NEW PLACES, NEW PURPOSE

Sure enough, God made things fall into place once again.

The team was formed, my parents had a change of heart, and within the span of a few weeks, I was on a plane bound for Christchurch, New Zealand. 

In that one year, I saw how God truly blesses obedience, just as He promises to in Scripture.

I could either follow my dreams and lose my peace, or choose to let them go but know that I’m walking right with God.

In the mission field, my team and I experienced God’s miraculous protection and provision. We also saw how God used our obedience to bless and transform those around us. 

One of the girls we met in Christchurch had told God that if He was real, He would send someone to tell her about Him.

Just two weeks after that prayer, we moved into the house right across from hers! And as we reached out to her, we saw God set her free from past hurts and bitterness towards her family.

She eventually became one of the first members of the church we planted, faithfully serving alongside us every Sunday! 

Joy spent a year in Christchurch, New Zealand, under VFC’s Church Planting Training Programme.

When I came back from Christchurch, everyone was asking me why I would give up law school to do social sciences.

I thought I had made peace with my decision, but having to defend it to everyone made me start to doubt again.

It hurt even more when people started asking me whether it was because I thought I wasn’t good enough. 

Additionally, I had to go to school and watch others live out my lawyer dream while trying not to get hung up on the fact that that could have been me.

I knew choosing obedience was the right decision, but at that point, I honestly struggled to believe that I had made the right call. It was tough.

It’s been two years since I started university.

And while I couldn’t see it back then, looking back now, I can see that God was using my obedience to work everything out for my good. 
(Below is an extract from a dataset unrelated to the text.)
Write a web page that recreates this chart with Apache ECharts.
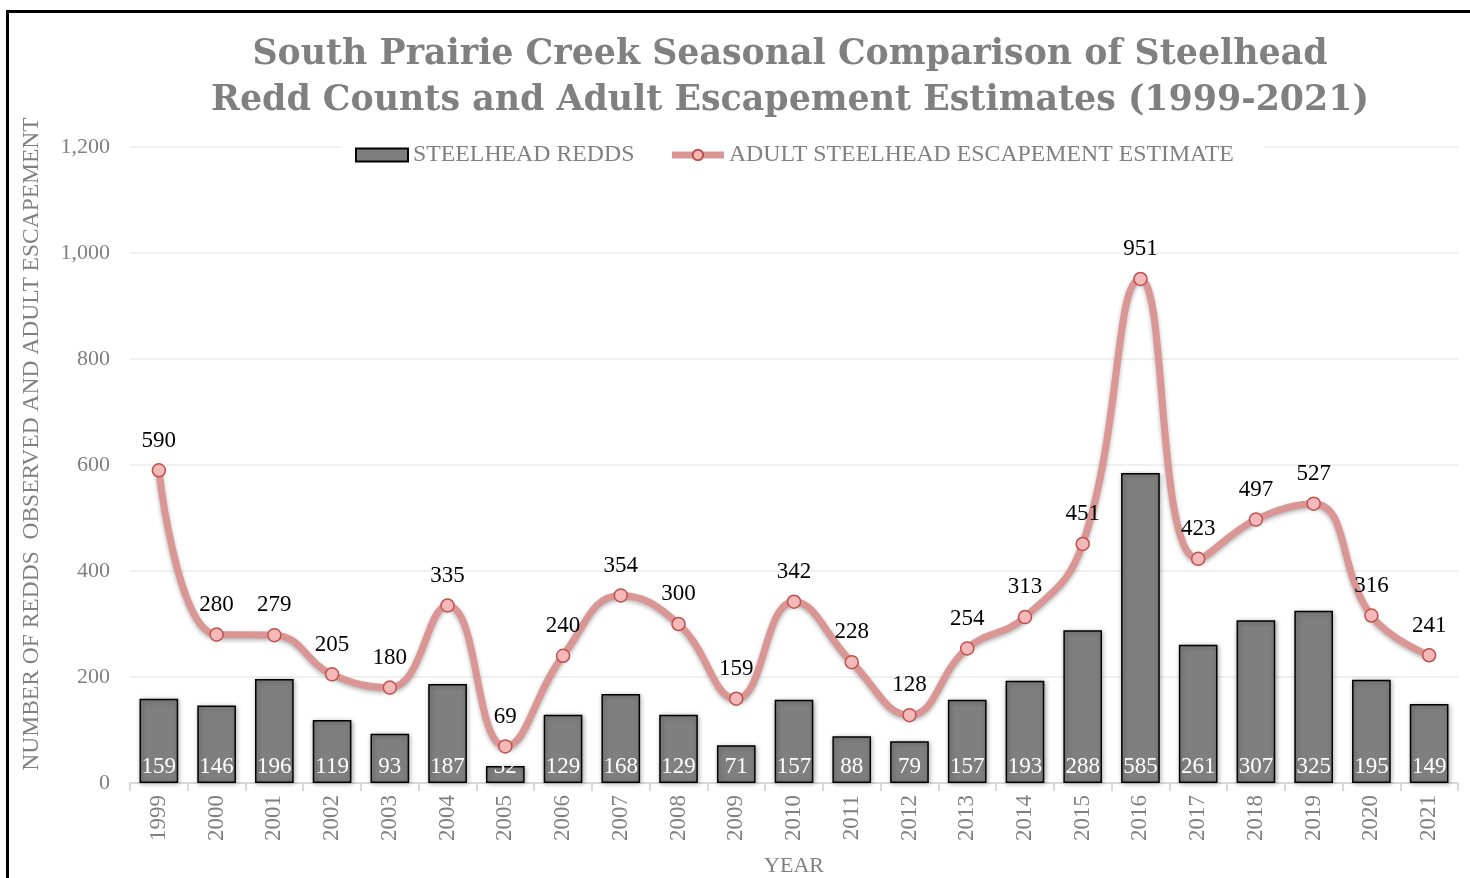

In school, God has blessed me with a scholarship and with great friends who encourage me both spiritually and academically. I’ve come to really love studying social science and I’m doing better than I’ve ever done before!

Joy with friends from university.

I also have a lot more time to serve than I would have had if I went to law school, and God has opened many doors for me to serve and lead in my youth ministry.

Looking back, I can see why God led me to take a gap year and go for missions — that year in the field changed the trajectory of my life.

Before, I had bought into the typical Singaporean view of success. I was just focused on studying and doing well.

But now, my perspective has changed. I realise that there are higher things in life that matter, which also include making time for people and investing in their lives.

FAITHFUL THROUGH IT ALL

Through it all, I’ve learned that God really is faithful. While I was doubting His plans and blaming Him for all my struggles, He was still in my corner. He never stopped working in my life. 

I’ve also realised that obedience is more than that one moment when you choose to set foot on the path God sets before you.

Obedience is commitment. It is choosing that path everyday, trusting that it’s the best — even when our circumstances or other people tell you otherwise.

Joy’s hope in ministry to continue leading and empowering young people in the years to come.

There is no promise that choosing obedience will always be easy, or that it will always only reap blessings. In fact, the Bible is full of stories of people whose decision to walk in obedience led them straight into hardship and suffering!

But God does promise that His plans for you are the best.

After my own journey in obedience, I am convinced that there is genuinely no better place to be than exactly where God intends for you to be

If you find yourself at a crossroads, deciding between what you want and what God wants for you, I encourage you to choose obedience.

Entrust your future to the One who knows it all.

He will never shortchange you.  

THINK + TALK
  1. What is one dream you have in life?
  2. How does that dream align with your gifts, talents and God’s will for your life?
  3. Would you take a moment to present your heart’s desires to God? Let Him speak to you about these dreams.